Given task –
Only the lines from the one with "What Plotly code" through the one with "12.5, 8.6, 16.0]", inclusive, should be echoed exactly; pictures are left out.

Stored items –

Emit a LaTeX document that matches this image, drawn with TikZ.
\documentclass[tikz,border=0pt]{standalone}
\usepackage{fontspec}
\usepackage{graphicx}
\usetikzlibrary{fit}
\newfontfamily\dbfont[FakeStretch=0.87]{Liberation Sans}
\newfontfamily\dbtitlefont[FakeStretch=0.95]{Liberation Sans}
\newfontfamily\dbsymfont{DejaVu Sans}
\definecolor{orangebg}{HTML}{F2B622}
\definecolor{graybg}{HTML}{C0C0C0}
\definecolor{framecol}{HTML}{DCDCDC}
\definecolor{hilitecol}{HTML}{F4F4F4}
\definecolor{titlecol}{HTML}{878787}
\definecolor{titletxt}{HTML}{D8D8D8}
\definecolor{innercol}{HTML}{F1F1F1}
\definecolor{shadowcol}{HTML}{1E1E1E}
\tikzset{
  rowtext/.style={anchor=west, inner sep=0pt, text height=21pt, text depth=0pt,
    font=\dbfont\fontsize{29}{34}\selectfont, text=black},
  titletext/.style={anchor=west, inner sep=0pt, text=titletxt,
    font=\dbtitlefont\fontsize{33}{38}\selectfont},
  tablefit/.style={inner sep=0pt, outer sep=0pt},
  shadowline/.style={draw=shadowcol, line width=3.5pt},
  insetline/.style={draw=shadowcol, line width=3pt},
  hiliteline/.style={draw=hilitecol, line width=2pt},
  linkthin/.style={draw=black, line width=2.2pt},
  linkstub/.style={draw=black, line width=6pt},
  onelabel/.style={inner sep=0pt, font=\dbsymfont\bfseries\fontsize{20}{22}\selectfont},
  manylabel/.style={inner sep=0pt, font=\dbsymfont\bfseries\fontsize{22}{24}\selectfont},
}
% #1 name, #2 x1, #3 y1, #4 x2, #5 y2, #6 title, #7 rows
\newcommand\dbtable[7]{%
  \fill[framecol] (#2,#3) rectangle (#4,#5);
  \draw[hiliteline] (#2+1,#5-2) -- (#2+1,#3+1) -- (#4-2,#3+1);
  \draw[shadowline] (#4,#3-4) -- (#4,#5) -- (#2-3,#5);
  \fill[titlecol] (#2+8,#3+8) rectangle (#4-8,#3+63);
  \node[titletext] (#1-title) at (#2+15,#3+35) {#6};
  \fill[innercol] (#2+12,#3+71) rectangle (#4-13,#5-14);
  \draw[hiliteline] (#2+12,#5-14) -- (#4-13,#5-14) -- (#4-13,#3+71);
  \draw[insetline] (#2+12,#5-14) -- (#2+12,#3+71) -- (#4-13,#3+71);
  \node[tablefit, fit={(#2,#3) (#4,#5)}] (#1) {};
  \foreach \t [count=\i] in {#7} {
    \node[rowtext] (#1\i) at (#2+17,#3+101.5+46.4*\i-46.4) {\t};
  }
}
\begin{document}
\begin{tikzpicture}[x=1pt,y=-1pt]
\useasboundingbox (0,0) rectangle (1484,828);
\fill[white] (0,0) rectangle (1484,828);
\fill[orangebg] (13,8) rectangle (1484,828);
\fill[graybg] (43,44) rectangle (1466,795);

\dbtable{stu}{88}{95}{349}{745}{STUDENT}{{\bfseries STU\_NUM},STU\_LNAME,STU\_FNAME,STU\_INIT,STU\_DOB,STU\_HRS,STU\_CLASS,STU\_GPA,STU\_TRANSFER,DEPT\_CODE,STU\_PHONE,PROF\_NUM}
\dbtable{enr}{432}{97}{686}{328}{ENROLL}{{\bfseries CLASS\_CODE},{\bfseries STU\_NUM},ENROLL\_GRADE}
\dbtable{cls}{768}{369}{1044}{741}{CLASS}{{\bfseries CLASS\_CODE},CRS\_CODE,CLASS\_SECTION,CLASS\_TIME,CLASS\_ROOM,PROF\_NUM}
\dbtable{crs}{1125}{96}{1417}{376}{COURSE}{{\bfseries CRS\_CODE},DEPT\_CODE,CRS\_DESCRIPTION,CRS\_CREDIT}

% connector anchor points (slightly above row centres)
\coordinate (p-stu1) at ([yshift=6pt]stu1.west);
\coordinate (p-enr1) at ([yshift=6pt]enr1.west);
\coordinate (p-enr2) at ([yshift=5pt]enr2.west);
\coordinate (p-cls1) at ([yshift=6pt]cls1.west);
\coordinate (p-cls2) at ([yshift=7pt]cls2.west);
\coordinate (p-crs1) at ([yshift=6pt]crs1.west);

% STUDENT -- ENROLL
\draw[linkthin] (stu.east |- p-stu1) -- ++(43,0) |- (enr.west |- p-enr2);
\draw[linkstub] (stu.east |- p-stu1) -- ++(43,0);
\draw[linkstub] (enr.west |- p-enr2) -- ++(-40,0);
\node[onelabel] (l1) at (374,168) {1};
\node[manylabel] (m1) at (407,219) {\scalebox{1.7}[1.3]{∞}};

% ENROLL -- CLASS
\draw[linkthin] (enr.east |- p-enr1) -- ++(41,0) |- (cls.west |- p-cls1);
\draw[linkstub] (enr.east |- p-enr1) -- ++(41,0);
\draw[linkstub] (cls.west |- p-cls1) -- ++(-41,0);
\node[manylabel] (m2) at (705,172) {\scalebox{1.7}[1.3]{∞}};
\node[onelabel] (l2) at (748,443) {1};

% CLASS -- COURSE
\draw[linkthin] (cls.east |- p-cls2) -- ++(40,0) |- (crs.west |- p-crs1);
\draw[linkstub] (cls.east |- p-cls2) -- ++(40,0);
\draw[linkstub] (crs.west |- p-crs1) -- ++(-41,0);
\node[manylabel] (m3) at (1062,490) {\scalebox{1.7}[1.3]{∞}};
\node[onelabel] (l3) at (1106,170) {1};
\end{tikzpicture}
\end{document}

* * *

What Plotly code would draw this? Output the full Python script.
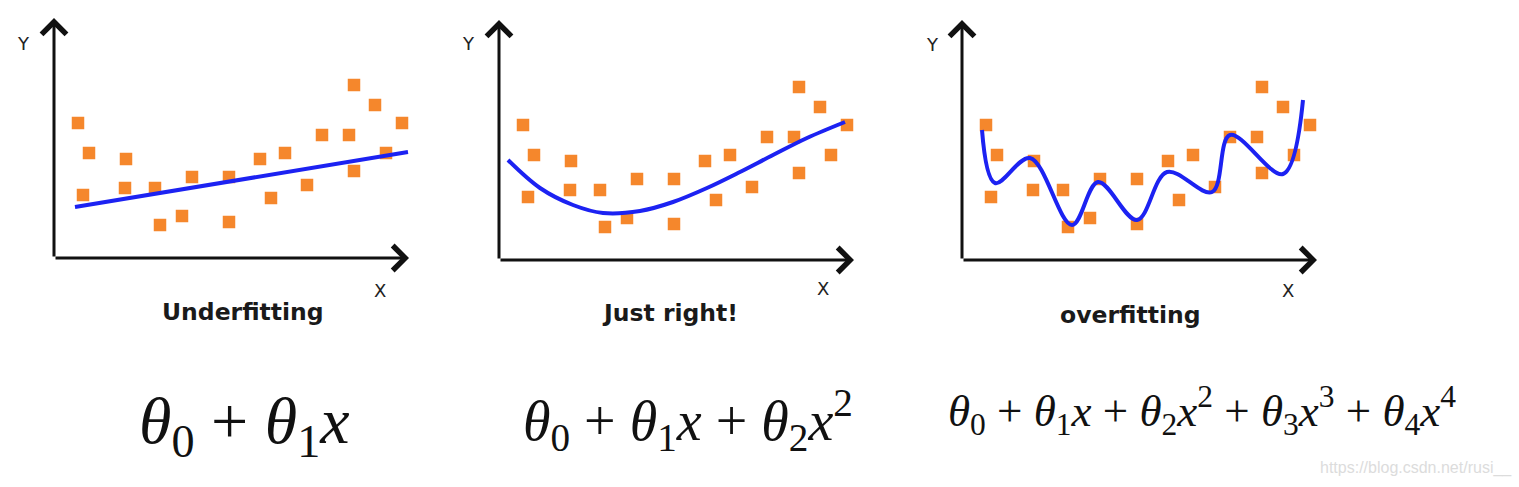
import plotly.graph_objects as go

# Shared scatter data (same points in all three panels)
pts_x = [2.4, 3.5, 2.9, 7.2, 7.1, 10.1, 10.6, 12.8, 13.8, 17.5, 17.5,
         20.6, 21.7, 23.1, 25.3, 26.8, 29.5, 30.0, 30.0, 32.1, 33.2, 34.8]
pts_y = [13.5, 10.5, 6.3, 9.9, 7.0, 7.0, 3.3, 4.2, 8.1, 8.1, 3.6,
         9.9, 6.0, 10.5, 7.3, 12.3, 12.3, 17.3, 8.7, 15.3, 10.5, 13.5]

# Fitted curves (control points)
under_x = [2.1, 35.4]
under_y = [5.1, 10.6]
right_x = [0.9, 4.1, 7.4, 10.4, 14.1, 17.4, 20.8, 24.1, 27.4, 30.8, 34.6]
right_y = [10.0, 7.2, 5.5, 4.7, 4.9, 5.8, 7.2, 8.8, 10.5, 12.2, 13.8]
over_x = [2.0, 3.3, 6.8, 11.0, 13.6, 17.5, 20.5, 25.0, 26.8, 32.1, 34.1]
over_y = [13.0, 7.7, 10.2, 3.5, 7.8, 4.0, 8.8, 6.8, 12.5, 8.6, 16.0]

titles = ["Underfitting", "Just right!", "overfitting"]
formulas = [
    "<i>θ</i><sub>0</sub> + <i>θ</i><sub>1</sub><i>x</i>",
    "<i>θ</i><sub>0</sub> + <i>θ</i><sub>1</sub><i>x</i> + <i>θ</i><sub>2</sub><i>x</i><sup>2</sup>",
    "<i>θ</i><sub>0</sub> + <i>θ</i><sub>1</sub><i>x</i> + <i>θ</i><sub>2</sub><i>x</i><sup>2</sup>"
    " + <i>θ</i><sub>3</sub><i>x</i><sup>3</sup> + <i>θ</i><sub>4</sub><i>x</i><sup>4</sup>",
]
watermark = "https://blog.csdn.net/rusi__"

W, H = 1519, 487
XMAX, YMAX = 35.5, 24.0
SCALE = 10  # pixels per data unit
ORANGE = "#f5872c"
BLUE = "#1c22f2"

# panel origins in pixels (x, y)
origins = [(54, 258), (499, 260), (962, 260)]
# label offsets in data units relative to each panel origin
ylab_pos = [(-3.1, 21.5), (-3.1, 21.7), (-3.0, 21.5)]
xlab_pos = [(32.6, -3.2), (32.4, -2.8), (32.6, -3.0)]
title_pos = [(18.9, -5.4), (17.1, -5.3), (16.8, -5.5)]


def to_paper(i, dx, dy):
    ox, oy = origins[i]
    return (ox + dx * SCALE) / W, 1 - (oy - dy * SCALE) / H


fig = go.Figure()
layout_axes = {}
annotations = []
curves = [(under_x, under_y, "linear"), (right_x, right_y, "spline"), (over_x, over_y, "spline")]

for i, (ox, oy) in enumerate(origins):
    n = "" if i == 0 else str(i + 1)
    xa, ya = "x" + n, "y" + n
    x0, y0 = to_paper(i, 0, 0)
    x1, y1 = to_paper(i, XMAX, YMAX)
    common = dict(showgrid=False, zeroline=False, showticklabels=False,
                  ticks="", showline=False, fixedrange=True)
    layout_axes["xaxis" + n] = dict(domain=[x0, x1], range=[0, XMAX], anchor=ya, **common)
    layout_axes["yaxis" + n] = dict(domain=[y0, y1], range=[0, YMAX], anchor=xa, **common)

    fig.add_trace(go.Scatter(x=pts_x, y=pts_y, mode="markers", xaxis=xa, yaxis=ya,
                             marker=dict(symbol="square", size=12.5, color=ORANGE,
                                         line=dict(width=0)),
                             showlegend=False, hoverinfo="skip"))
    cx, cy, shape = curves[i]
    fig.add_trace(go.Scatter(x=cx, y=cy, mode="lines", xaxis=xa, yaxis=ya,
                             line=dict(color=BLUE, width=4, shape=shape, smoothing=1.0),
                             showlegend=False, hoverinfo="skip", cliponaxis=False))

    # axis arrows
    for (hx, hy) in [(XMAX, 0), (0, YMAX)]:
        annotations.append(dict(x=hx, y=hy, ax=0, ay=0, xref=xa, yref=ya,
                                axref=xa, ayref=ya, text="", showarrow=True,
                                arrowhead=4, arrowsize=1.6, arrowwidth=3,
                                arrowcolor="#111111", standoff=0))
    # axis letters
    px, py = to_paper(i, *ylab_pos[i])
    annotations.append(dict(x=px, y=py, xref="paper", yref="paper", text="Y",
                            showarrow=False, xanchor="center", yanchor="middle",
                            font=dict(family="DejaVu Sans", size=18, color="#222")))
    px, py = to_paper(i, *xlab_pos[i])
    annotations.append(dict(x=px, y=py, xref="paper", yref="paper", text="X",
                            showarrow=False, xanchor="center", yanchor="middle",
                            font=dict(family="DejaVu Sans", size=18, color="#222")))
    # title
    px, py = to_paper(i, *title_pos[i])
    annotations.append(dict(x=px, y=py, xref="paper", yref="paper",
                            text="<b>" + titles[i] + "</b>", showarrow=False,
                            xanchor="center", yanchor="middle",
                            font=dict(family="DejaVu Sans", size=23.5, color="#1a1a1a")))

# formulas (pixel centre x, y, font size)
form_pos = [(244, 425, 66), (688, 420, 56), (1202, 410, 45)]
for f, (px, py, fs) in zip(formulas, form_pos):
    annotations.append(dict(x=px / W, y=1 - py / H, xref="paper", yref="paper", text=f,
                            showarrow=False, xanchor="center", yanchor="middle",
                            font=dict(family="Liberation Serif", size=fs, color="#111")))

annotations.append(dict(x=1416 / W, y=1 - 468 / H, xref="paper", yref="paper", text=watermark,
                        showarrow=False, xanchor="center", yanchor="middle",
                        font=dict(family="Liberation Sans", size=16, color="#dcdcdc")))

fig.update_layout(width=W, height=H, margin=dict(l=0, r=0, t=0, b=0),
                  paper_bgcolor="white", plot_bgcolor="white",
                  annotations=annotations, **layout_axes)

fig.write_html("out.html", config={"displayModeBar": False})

Task result –
What Plotly code would draw this? Output the full Python script.
import plotly.graph_objects as go

# Shared scatter data (same points in all three panels)
pts_x = [2.4, 3.5, 2.9, 7.2, 7.1, 10.1, 10.6, 12.8, 13.8, 17.5, 17.5,
         20.6, 21.7, 23.1, 25.3, 26.8, 29.5, 30.0, 30.0, 32.1, 33.2, 34.8]
pts_y = [13.5, 10.5, 6.3, 9.9, 7.0, 7.0, 3.3, 4.2, 8.1, 8.1, 3.6,
         9.9, 6.0, 10.5, 7.3, 12.3, 12.3, 17.3, 8.7, 15.3, 10.5, 13.5]

# Fitted curves (control points)
under_x = [2.1, 35.4]
under_y = [5.1, 10.6]
right_x = [0.9, 4.1, 7.4, 10.4, 14.1, 17.4, 20.8, 24.1, 27.4, 30.8, 34.6]
right_y = [10.0, 7.2, 5.5, 4.7, 4.9, 5.8, 7.2, 8.8, 10.5, 12.2, 13.8]
over_x = [2.0, 3.3, 6.8, 11.0, 13.6, 17.5, 20.5, 25.0, 26.8, 32.1, 34.1]
over_y = [13.0, 7.7, 10.2, 3.5, 7.8, 4.0, 8.8, 6.8, 12.5, 8.6, 16.0]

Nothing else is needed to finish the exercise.